Em sua busca por compradores mais abastados, o Wal-Mart também tentou se tornar uma potência em comida orgânica, o que não deu certo, segundo fornecedores e produtores rurais.
O Wal-Mart prometeu em 2006 democratizar os alimentos orgânicos usando seu poder de compra para forçar uma queda geral dos preços deles para 10% mais do que os alimentos tradicionais, em vez de 20% a 30%. Mas a maioria dos clientes do Wal-Mart não estava interessada em pagar mais por alimentos orgânicos, com exceção de algumas poucas categorias, como leite e iogurte.
"É preciso reconhecer que eles trouxeram um monte de novos produtos orgânicos para suas lojas. Mas boa parte desapareceu", diz George Siemon, diretor-presidente da Organic Valley, a maior cooperativa de orgânicos dos EUA e uma fornecedora de algumas lojas Wal-Mart. "O cliente do Wal-Mart está pronto para abraçar um conjunto completo de produtos orgânicos? A resposta é não, ainda não."
Houve também a iniciativa de atrair os consumidores de renda mais alta com mudanças no design das lojas. Um ano e meio atrás, o Wal-Mart celebrou o redesenho da loja número 3.298, em Kemah, Texas, com uma cerimônia de corte da fita que alardeava os corredores mais limpos e amplos e a menor variedade de mercadorias.

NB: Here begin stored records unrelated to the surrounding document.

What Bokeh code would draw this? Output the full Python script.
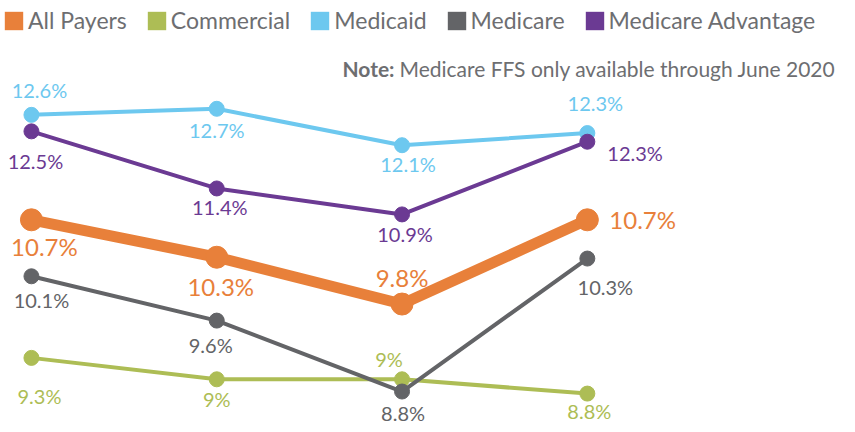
from bokeh.plotting import figure
from bokeh.models import Range1d, ColumnDataSource, Legend, LegendItem, Label
from bokeh.core.properties import value
from bokeh.embed import file_html
from bokeh.resources import INLINE

# ---------------- data ----------------
periods = [0, 1, 2, 3]  # four reporting periods (not labelled in the source)
series_names = ["All Payers", "Commercial", "Medicaid", "Medicare", "Medicare Advantage"]
all_payers = [10.7, 10.3, 9.8, 10.7]
commercial = [9.3, 9.0, 9.0, 8.8]
medicaid = [12.6, 12.7, 12.1, 12.3]
medicare = [10.1, 9.6, 8.8, 10.3]
medicare_advantage = [12.5, 11.4, 10.9, 12.3]
note_bold = "Note:"
note_text = "Medicare FFS only available through June 2020"

values = {
    "All Payers": all_payers,
    "Commercial": commercial,
    "Medicaid": medicaid,
    "Medicare": medicare,
    "Medicare Advantage": medicare_advantage,
}

# ---------------- styles ----------------
FONT = "Lato"
TEXT_GREY = "#6d6e71"
colors = {
    "All Payers": "#e8803a",
    "Commercial": "#adbd55",
    "Medicaid": "#6dc8ef",
    "Medicare": "#636467",
    "Medicare Advantage": "#6b3a93",
}
# each series sits on its own (hidden) value axis, as in the original layered chart
axis_ranges = {
    "All Payers": (8.513, 13.043),
    "Commercial": (8.367, 14.305),
    "Medicaid": (7.499, 14.484),
    "Medicare": (8.428, 13.211),
    "Medicare Advantage": (6.854, 15.020),
}
line_widths = {"All Payers": 11}
marker_sizes = {"All Payers": 22}
label_sizes = {"All Payers": "24px"}
# label placement relative to its point: (dx, dy, align)
label_place = {
    "All Payers": [(13, 27, "center"), (4, 29, "center"), (0, -27, "center"), (22, 0, "left")],
    "Commercial": [(8, 38, "center"), (0, 20, "center"), (-13, -20, "center"), (2, 17, "center")],
    "Medicaid": [(8, -25, "center"), (0, 21, "center"), (6, 19, "center"), (8, -30, "center")],
    "Medicare": [(10, 24, "center"), (-6, 24, "center"), (1, 21, "center"), (18, 28, "center")],
    "Medicare Advantage": [(4, 30, "center"), (3, 19, "center"), (3, 20, "center"), (20, 11, "left")],
}

W, H = 847, 424
p = figure(width=W, height=H, output_backend="svg", toolbar_location=None,
           x_range=Range1d(-0.167, 4.404), y_range=Range1d(0, 1),
           min_border=0, x_axis_type=None, y_axis_type=None)
p.outline_line_color = None
p.xgrid.visible = False
p.ygrid.visible = False
p.background_fill_color = "white"
p.border_fill_color = "white"

for name in series_names:
    p.extra_y_ranges[name] = Range1d(*axis_ranges[name])

legend_items = []
for name in series_names:
    vals = values[name]
    col = colors[name]
    src = ColumnDataSource(dict(x=periods, y=vals))
    p.line("x", "y", source=src, y_range_name=name, line_color=col,
           line_width=line_widths.get(name, 4))
    p.scatter("x", "y", source=src, y_range_name=name, size=marker_sizes.get(name, 15),
              fill_color=col, line_color=col)
    # zero-size rects: only used to draw the square legend swatch
    sw = p.rect("x", "y", source=src, y_range_name=name, width=0, height=0,
                fill_color=col, line_color=None)
    legend_items.append(LegendItem(label=name, renderers=[sw]))

for name in series_names:
    vals = values[name]
    col = colors[name]
    place = label_place[name]
    for i, v in enumerate(vals):
        dx, dy, align = place[i]
        p.text(x=[periods[i]], y=[v], text=[f"{v:g}%"], y_range_name=name,
               x_offset=dx, y_offset=dy, text_align=align, text_baseline="middle",
               text_color=col, text_font=value(FONT),
               text_font_size=label_sizes.get(name, "20px"))

legend = Legend(items=legend_items, orientation="horizontal", location=(2, 390),
                glyph_width=23, glyph_height=23, label_height=23,
                label_standoff=3, spacing=18, padding=0, margin=0,
                border_line_color=None, background_fill_alpha=0,
                label_text_font=FONT, label_text_font_size="23px",
                label_text_color=TEXT_GREY)
p.add_layout(legend)

p.add_layout(Label(x=394, y=356, x_units="screen", y_units="screen", text=note_bold,
                   text_font=FONT, text_font_style="bold", text_font_size="21px",
                   text_color=TEXT_GREY, text_baseline="middle", text_align="right"))
p.add_layout(Label(x=399, y=356, x_units="screen", y_units="screen", text=note_text,
                   text_font=FONT, text_font_size="21px",
                   text_color=TEXT_GREY, text_baseline="middle"))

open("out.html", "w").write(file_html(p, INLINE))
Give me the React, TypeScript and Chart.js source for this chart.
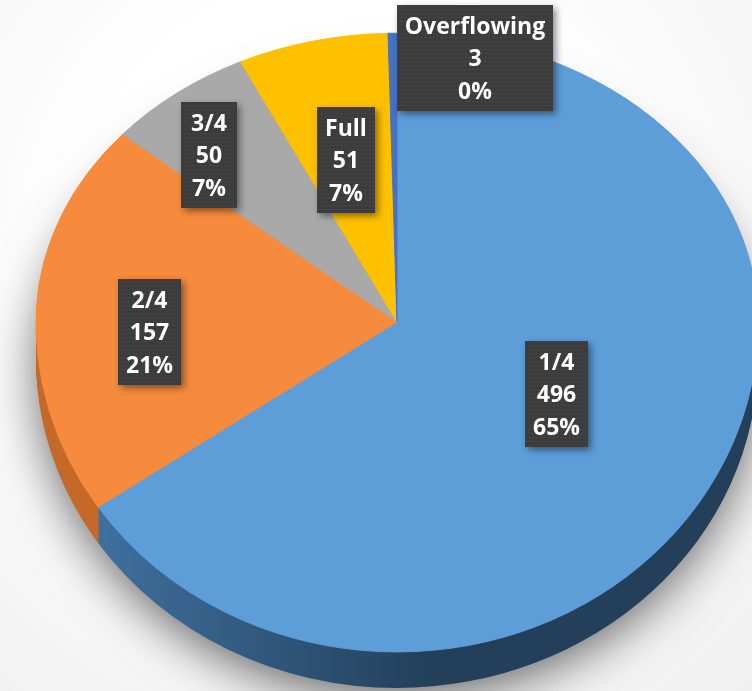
import { useEffect, useRef } from 'react';
import { Chart, registerables } from 'chart.js';

Chart.register(...registerables);

// ---- data ----
const categories = ['1/4', '2/4', '3/4', 'Full', 'Overflowing'];
const counts = [496, 157, 50, 51, 3];

// ---- styles ----
const sliceColors = ['#5d9ed9', '#f68b3d', '#a9a9a9', '#fec100', '#4472c4'];
const sideDark = ['#233f59', '#ad5a1c', '#747474', '#b88a00', '#2f528f'];
const sideLight = ['#3f71a0', '#c4692a', '#8a8a8a', '#c99a00', '#3a62a8'];
const labelLayout = [
  { r: 0.5, dx: 0, dy: -5, align: 'center' },
  { r: 0.686, dx: 0, dy: 21, align: 'center' },
  { r: 0.8, dx: -12, dy: 16, align: 'center' },
  { r: 0.6, dx: 0, dy: 6, align: 'center' },
  { r: 0.92, dx: 4, dy: 2, align: 'left' },
];

const W = 752;
const H = 691;
const TILT_TOP = 0.8;
const TILT_BOTTOM = 0.914;
const DEPTH = 36;

function percents(vals: number[]): number[] {
  const total = vals.reduce((a, b) => a + b, 0);
  const raw = vals.map((v) => (v / total) * 100);
  const fl = raw.map(Math.floor);
  const rem = 100 - fl.reduce((a, b) => a + b, 0);
  const order = raw.map((v, i) => ({ i, f: v - fl[i] })).sort((a, b) => b.f - a.f);
  for (let k = 0; k < rem; k++) fl[order[k].i]++;
  return fl;
}

function withHalf(ctx: CanvasRenderingContext2D, cx: number, cy: number, off: number, top: boolean, fn: () => void) {
  ctx.save();
  ctx.beginPath();
  if (top) ctx.rect(0, -20, W, cy + off + 20 + 0.5);
  else ctx.rect(0, cy + off - 0.5, W, H + 20);
  ctx.clip();
  ctx.translate(cx, cy + off);
  ctx.scale(1, top ? TILT_TOP : TILT_BOTTOM);
  ctx.translate(-cx, -cy);
  fn();
  ctx.restore();
}

const backgroundPlugin = {
  id: 'bg',
  beforeDraw(chart: any) {
    const ctx = chart.ctx as CanvasRenderingContext2D;
    ctx.save();
    const g = ctx.createRadialGradient(340, 240, 250, 340, 240, 720);
    g.addColorStop(0, '#ffffff');
    g.addColorStop(1, '#ebebeb');
    ctx.fillStyle = g;
    ctx.fillRect(0, 0, W, H);
    ctx.restore();
  },
};

const pie3dPlugin = {
  id: 'pie3d',
  beforeDatasetsDraw(chart: any) {
    const ctx = chart.ctx as CanvasRenderingContext2D;
    const arcs = chart.getDatasetMeta(0).data as any[];
    if (!arcs.length) return false;
    const cx = arcs[0].x;
    const cy = arcs[0].y;
    const r = arcs[0].outerRadius;

    // soft shadow under the pie
    ctx.save();
    ctx.shadowColor = 'rgba(0,0,0,0.6)';
    ctx.shadowBlur = 50;
    ctx.shadowOffsetY = 14;
    ctx.beginPath();
    ctx.ellipse(cx, cy + DEPTH - 4, r - 2, r * TILT_TOP, 0, Math.PI, 2 * Math.PI);
    ctx.ellipse(cx, cy + DEPTH - 4, r - 2, r * TILT_BOTTOM, 0, 0, Math.PI);
    ctx.closePath();
    ctx.fillStyle = sideDark[0];
    ctx.fill();
    ctx.restore();

    const sideFills = sideDark.map((d, i) => {
      const g = ctx.createLinearGradient(cx - r * 0.85, 0, cx + r * 0.1, 0);
      g.addColorStop(0, sideLight[i]);
      g.addColorStop(1, d);
      return g;
    });

    // extruded side
    for (let k = DEPTH; k >= 1; k--) {
      for (const top of [true, false]) {
        withHalf(ctx, cx, cy, k, top, () => {
          arcs.forEach((a, i) => {
            ctx.beginPath();
            ctx.moveTo(a.x, a.y);
            ctx.arc(a.x, a.y, a.outerRadius, a.startAngle, a.endAngle);
            ctx.closePath();
            ctx.fillStyle = sideFills[i];
            ctx.fill();
          });
        });
      }
    }

    // top face
    for (const top of [true, false]) {
      withHalf(ctx, cx, cy, 0, top, () => {
        arcs.forEach((a) => a.draw(ctx));
      });
    }
    return false;
  },
};

let dotPattern: CanvasPattern | null = null;
function getPattern(ctx: CanvasRenderingContext2D) {
  if (dotPattern) return dotPattern;
  const c = document.createElement('canvas');
  c.width = 4;
  c.height = 4;
  const p = c.getContext('2d')!;
  p.fillStyle = '#3c3c3c';
  p.fillRect(0, 0, 4, 4);
  p.fillStyle = '#515151';
  p.fillRect(1, 1, 1, 1);
  dotPattern = ctx.createPattern(c, 'repeat');
  return dotPattern;
}

const labelPlugin = {
  id: 'boxLabels',
  afterDraw(chart: any) {
    const ctx = chart.ctx as CanvasRenderingContext2D;
    const arcs = chart.getDatasetMeta(0).data as any[];
    const pct = percents(counts);
    const lineH = 32.5;
    const padX = 8;
    const padY = 4;
    ctx.save();
    ctx.font = 'bold 23px "Open Sans"';
    arcs.forEach((a, i) => {
      const lay = labelLayout[i];
      const mid = (a.startAngle + a.endAngle) / 2;
      const px = a.x + Math.cos(mid) * a.outerRadius * lay.r;
      let py = a.y + Math.sin(mid) * a.outerRadius * lay.r;
      py = a.y + (py - a.y) * (py < a.y ? TILT_TOP : TILT_BOTTOM);
      const ax = px + lay.dx;
      const ay = py + lay.dy;
      const lines = [categories[i], String(counts[i]), pct[i] + '%'];
      const tw = Math.max(...lines.map((l) => ctx.measureText(l).width));
      const bw = Math.round(Math.max(tw + padX * 2, 56));
      const bh = Math.round(lines.length * lineH + padY * 2);
      const bx = Math.round(lay.align === 'left' ? ax : ax - bw / 2);
      const by = Math.round(ay - bh / 2);
      ctx.save();
      ctx.shadowColor = 'rgba(0,0,0,0.45)';
      ctx.shadowBlur = 7;
      ctx.shadowOffsetX = 3;
      ctx.shadowOffsetY = 3;
      ctx.fillStyle = '#3c3c3c';
      ctx.fillRect(bx, by, bw, bh);
      ctx.restore();
      ctx.fillStyle = getPattern(ctx) as any;
      ctx.fillRect(bx, by, bw, bh);
      ctx.fillStyle = '#ffffff';
      ctx.textAlign = 'center';
      ctx.textBaseline = 'middle';
      lines.forEach((l, j) => {
        ctx.fillText(l, bx + bw / 2, by + padY + lineH * (j + 0.5) + 2);
      });
    });
    ctx.restore();
  },
};

export default function App() {
  const ref = useRef<HTMLCanvasElement>(null);
  useEffect(() => {
    document.body.style.margin = '0';
    const chart = new Chart(ref.current!, {
      type: 'pie',
      data: {
        labels: categories,
        datasets: [
          {
            data: counts,
            backgroundColor: sliceColors,
            borderColor: sliceColors,
            borderWidth: 1,
            radius: 361,
          } as any,
        ],
      },
      options: {
        responsive: false,
        animation: false,
        devicePixelRatio: 1,
        layout: { padding: { left: 42, bottom: 47 } },
        plugins: { legend: { display: false }, tooltip: { enabled: false } },
        events: [],
      },
      plugins: [backgroundPlugin, pie3dPlugin, labelPlugin],
    });
    return () => chart.destroy();
  }, []);
  return (
    <div style={{ width: W, height: H }}>
      <canvas ref={ref} width={W} height={H} style={{ display: 'block' }} />
    </div>
  );
}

Era para ser o visual do futuro da rede. Mas não deu certo.
Por isso, o Wal-Mart voltou a empilhar vinho em caixa de US$ 8,97 e CDs de Justin Bieber por US$ 8 nos corredores da loja, recriando uma confusa procissão de mercadorias com desconto. Agora analistas temem que, ao mudar de novo, o Wal-Mart corra o risco de alienar quaisquer compradores mais abastados que tenha conquistado.